“Change” is one of the key areas from a SRE perspective and it is important to understand how to apply Artificial Intelligence (AI) to handle change better. Typically, in any environment, the maximum issues are change related and most of the times, it becomes difficult to identify what change caused which issue. But now, with the application of AI, the site reliability engineer can easily determine whether an issue is related to a change or where a change in an environment is authorized or unauthorized, or even if two environments say – production and staging - are in sync or not, thus enabling the engineer to be more proactive, efficient and able to quickly solve issues arising due to change.
A typical SRE or the team of SREs need to understand both the nuances of development and operations to effectively manage large complex environments. The typical skill sets for both the development andoperations are different, and hence it is important for the SREs to be cross-skilled in both the areas to enable them in managing the environments, adhering to the organization processes and ensuring the health of the landscape.
3. AI Ops
The application of AI in operations has become imperative so as to move away from the current reactive way of solving IT landscape-related issues to become more proactive, predictive and preventive, thereby improving the resilience and reliability of the overall environment – across apps and infra. The new “ops” have to be made as agile as the development process, with the SRE having tools to identify problems early, reduce noise, get clear root cause analysis, enable self-heal, collaborate, have a single pane of glass across the landscape and have the ability to remediate any issue quickly using adaptive remediation solutions – ensuring that the SRE gets the right information at the right time, without much effort and ensuring the health of the landscape. The existing solution / tools in the landscape, need to be revisited, re-configured or extended to support this “new” agile ops.

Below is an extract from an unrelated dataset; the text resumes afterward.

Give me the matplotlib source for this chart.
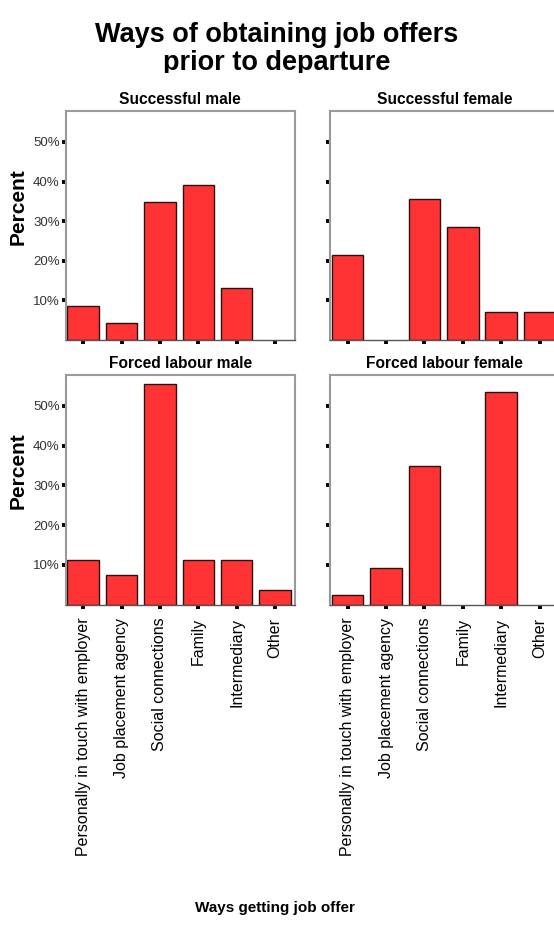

Typically, in operations today, there are multiple repetitive, manual and mundane tasks that the support teams need to do on a daily basis. These tasks are varied and can range from support-related issues to daily/weekly /monthly reporting – all of which typically take a lot of time and effort, and also impact the productivity of the support team. Now with the goal of moving towards Zero Touch Ops – wherein the goal is to spend zero effort on operations, these activities need to be automated. In fact, anything that is manual, repetitive, and has the potential to be automated, should be automated – thus resulting in more productivity and efficiency of the SRE.
Overall, focusing on the above four key areas, will help SREs to manage the environment efficiently and adhere to the stringent Service Level Agreements (SLA) based on the Service Level Indicators(SLI) and Service Level Objectives (SLO) – which form the crux of Site Reliability Engineering.
In summary, organizations will have to embark on this journey to embrace SRE or a similar approach in order to scale up their operations and to achieve the required level of agility in their IT landscape that can match up with their development lifecycle.